London's Russian IPOs

Russian companies prefer to list their shares in London
Photograph by Dmitry Mordvintsev/Getty Images

German Pikhoya, chief executive officer of Polyus Gold International, has a simple explanation for why Russia’s largest gold miner is switching its main stock listing to London from Moscow later this year. “Because our investors are there,” he says. His decision is unwelcome news for Vladimir Putin, who began his third term as Russia’s president on May 7. Putin and his predecessor, Dmitry Medvedev, have been trying to turn Moscow into a global financial center, in part to diversify Russia’s economy away from its reliance on oil and other resources.

Photographs by Paul Panayiotou/Corbis; Sasha Mordovets/Getty Images (2)

So far their efforts, including merging Moscow’s two biggest exchanges to form Micex-RTS in December, aren’t working. Russian companies from miners to financial institutions continue to flock to foreign exchanges. Six of London’s 10 biggest initial public offerings last year were Russian. This year, Russian companies including mobile-phone operator MegaFon plan to raise as much as $4.7 billion in London, the most since 2007, according to data compiled by Bloomberg. Even Russia’s central bank will probably choose London as the primary venue when it sells shares valued at about $6 billion in Sberbank, the nation’s biggest lender, according to people with knowledge of the plan who are not authorized to speak publicly. The sale may come later this year as part of the central bank’s plan to reduce its 60 percent stake in the bank. Russian companies raised $3.7 billion in London IPOs last year, compared with $206 million in Moscow IPOs, according to Bloomberg data.

Russian companies are attracted to London’s deeper investor pool. The combined value of shares traded in the U.K. was $3.3 trillion as of May 7, compared with $807 billion in Russia. Asset managers also remain cautious about Russia’s political uncertainties. “Getting a stock market listing in London is a way for companies to convince investors that they are minimizing the risk of corporate governance issues and politics,” says Maarten-Jan Bakkum, an emerging markets strategist at ING Investment Management.

London also offers the biggest Russian companies the possibility of inclusion in the FTSE 100, the U.K. benchmark for large companies. Those included in the index typically see more demand from index-tracking funds. In December, Evraz, Russia’s largest steelmaker by output, and Polymetal International, a silver and gold miner, became the first Russian companies to join the FTSE 100 index after switching their main listings to London in November.

One disadvantage for Moscow is the dearth of investment money coming from domestic institutional investors, including pension funds, according to Gareth Morgan, a London-based fund manager at F&C Asset Management. Russia’s pension funds put less than 1 percent of their assets in local equity markets, says Ruben Aganbegyan, president of the Micex-RTS. They are required to report positive returns each year, so they invest in more conservative assets such as bonds. In the U.K. about 40 percent of the nation’s pension money is invested in equities, says Aganbegyan.

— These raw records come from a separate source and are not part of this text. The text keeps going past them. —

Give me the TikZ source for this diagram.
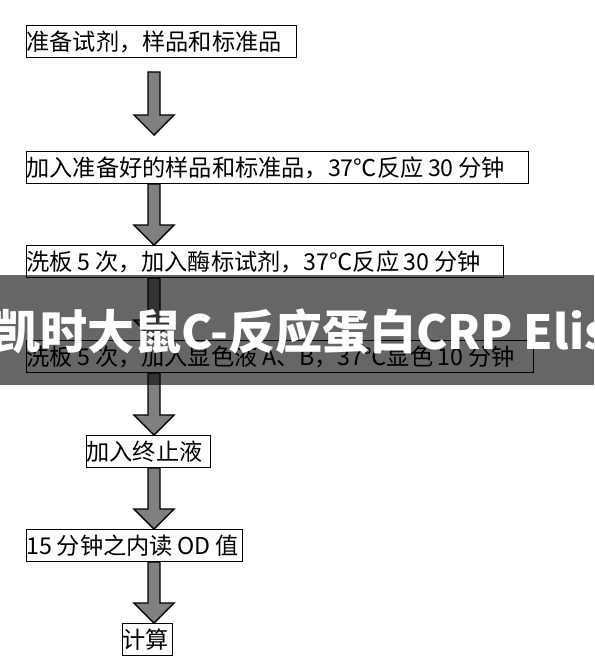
\documentclass[tikz,border=0pt]{standalone}
\usepackage{fontspec}
\usetikzlibrary{calc}
\newfontfamily\cjk{Noto Sans CJK SC}

\tikzset{
  stepbox/.style={draw, line width=0.7pt, fill=white, anchor=north west,
    inner xsep=0pt, inner ysep=0pt, minimum height=0.8cm, text width=#1,
    align=left, font=\cjk\fontsize{16.5}{20}\selectfont,
    execute at begin node={\spaceskip=0.2em\relax}},
  bigarrow/.style={draw=black, line width=1pt, fill=gray, line join=miter}
}
\newcommand{\flowarrow}[2]{%
  \draw[bigarrow] ($(#1)+(-6,0)$) -- ($(#2)+(-6,-20)$) -- ($(#2)+(-20,-20)$)
    -- (#2) -- ($(#2)+(20,-20)$) -- ($(#2)+(6,-20)$) -- ($(#1)+(6,0)$) -- cycle;}

\begin{document}
\begin{tikzpicture}[x=0.025cm, y=-0.025cm]
\useasboundingbox (0,0) rectangle (594,660);
\clip (0,0) rectangle (594,660);
\coordinate (axis) at (154,0);
\node[stepbox=6.75cm] (b1) at (26,25) {准备试剂，样品和标准品};
\node[stepbox=12.55cm] (b2) at (26,151) {加入准备好的样品和标准品，37℃反应~30~分钟};
\node[stepbox=11.925cm] (b3) at (26,245) {洗板~5~次，加入酶标试剂，37℃反应~30~分钟};
\node[stepbox=12.675cm] (b4) at (26,340) {洗板~5~次，加入显色液~A、B，37℃显色~10~分钟};
\node[stepbox=3.1cm] (b5) at (86,435) {加入终止液};
\node[stepbox=5.4cm] (b6) at (26,529) {15~分钟之内读~OD~值};
\node[stepbox=1.25cm] (b7) at (122,623) {计算};
% arrows between the steps
\coordinate (s1) at ($(b1.south -| axis)+(0,14)$);
\coordinate (e1) at ($(b2.north -| axis)+(0,-16)$);
\flowarrow{s1}{e1}
\flowarrow{b2.south -| axis}{b3.north -| axis}
\flowarrow{b3.south -| axis}{b4.north -| axis}
\flowarrow{b4.south -| axis}{b5.north -| axis}
\flowarrow{b5.south -| axis}{b6.north -| axis}
\flowarrow{b6.south -| axis}{b7.north -| axis}
% banner on top
\fill[black, fill opacity=0.6] (0,275) rectangle (594,385);
\node[anchor=base west, inner sep=0pt, text=white, font=\cjk\bfseries\fontsize{33.4}{36}\selectfont] (banner) at (-7,349) {凯时大鼠C-反应蛋白CRP Elis};
\end{tikzpicture}
\end{document}
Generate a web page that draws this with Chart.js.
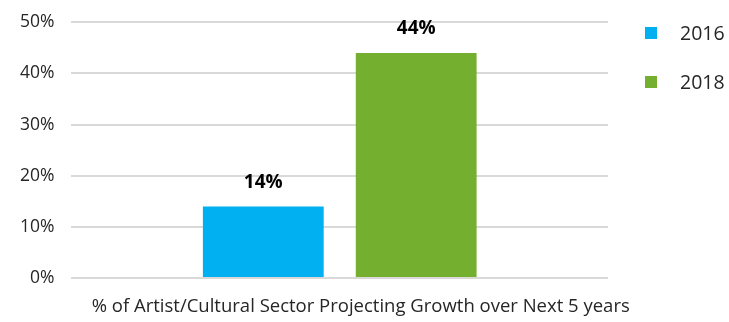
<!DOCTYPE html>
<html>
<head>
<meta charset="utf-8">
<script src="https://cdn.jsdelivr.net/npm/chart.js@4.4.1/dist/chart.umd.min.js"></script>
<style>
  html, body { margin: 0; padding: 0; background: #fff; }
  #wrap { width: 729px; height: 322px; position: relative; }
</style>
</head>
<body>
<div id="wrap"><canvas id="growth-chart"></canvas></div>
<script>
const categories = ['% of Artist/Cultural Sector Projecting Growth over Next 5 years'];
const seriesNames = ['2016', '2018'];
const values2016 = [14];
const values2018 = [44];
const seriesColors = ['#00B0F0', '#74AF2F'];
const yTicks = [0, 10, 20, 30, 40, 50];

const FONT = '"Open Sans", Lato, sans-serif';
const TEXT = '#262626';

// value labels above each bar
const barLabels = {
    id: 'barLabels',
    afterDatasetsDraw(chart) {
        const ctx = chart.ctx;
        ctx.save();
        ctx.font = 'bold 19px ' + FONT;
        ctx.fillStyle = '#000';
        ctx.textAlign = 'center';
        ctx.textBaseline = 'middle';
        chart.data.datasets.forEach((ds, i) => {
            chart.getDatasetMeta(i).data.forEach((bar, j) => {
                ctx.fillText(ds.data[j] + '%', bar.x, bar.y - 24);
            });
        });
        ctx.restore();
    }
};

// legend on the right plus the category name under the axis
const sideLegend = {
    id: 'sideLegend',
    afterDraw(chart) {
        const ctx = chart.ctx;
        const area = chart.chartArea;
        ctx.save();
        ctx.font = '19.5px ' + FONT;
        ctx.textBaseline = 'middle';
        chart.data.datasets.forEach((ds, i) => {
            const y = 33 + i * 49;
            ctx.fillStyle = ds.backgroundColor;
            ctx.fillRect(645, y - 6, 12, 12);
            ctx.fillStyle = TEXT;
            ctx.fillText(ds.label, 680, y + 1);
        });
        ctx.font = '18.5px ' + FONT;
        ctx.textAlign = 'center';
        ctx.fillText(chart.data.labels[0], (area.left + area.right) / 2 + 21, area.bottom + 29);
        ctx.restore();
    }
};

new Chart(document.getElementById('growth-chart'), {
    type: 'bar',
    data: {
        labels: categories,
        datasets: [
            { label: seriesNames[0], data: values2016, backgroundColor: seriesColors[0] },
            { label: seriesNames[1], data: values2018, backgroundColor: seriesColors[1] }
        ]
    },
    options: {
        responsive: true,
        maintainAspectRatio: false,
        animation: false,
        datasets: { bar: { categoryPercentage: 0.57, barPercentage: 0.79 } },
        layout: { padding: { top: 0, right: 121, bottom: 36, left: 3 } },
        plugins: {
            legend: { display: false },
            tooltip: { enabled: false }
        },
        scales: {
            x: {
                grid: { display: false },
                border: { display: false },
                ticks: { display: false }
            },
            y: {
                min: 0,
                max: 50,
                afterBuildTicks(axis) { axis.ticks = yTicks.map(v => ({ value: v })); },
                grid: { color: '#D9D9D9', lineWidth: 2, drawTicks: false },
                border: { display: false },
                ticks: {
                    color: TEXT,
                    font: { family: FONT, size: 17.5, lineHeight: 0.6 },
                    padding: 17,
                    callback: v => v + '%'
                }
            }
        }
    },
    plugins: [barLabels, sideLegend]
});
</script>
</body>
</html>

The Micex-RTS is planning changes this year to make itself more appealing to foreign investors. It intends to bring the rules for settling trades more in line with international standards. Still, it has a long way to go to be competitive. The bourse unnerved some investors when it experienced a major technical failure on April 23, prompting a trading suspension on a day the stocks on the exchange were falling more than 2 percent. “The suspension in trading does not inspire confidence,” says Zina Psiola, a fund manager at Granite Investment in Zurich. “Micex has to convince me that it is a good alternative to London.”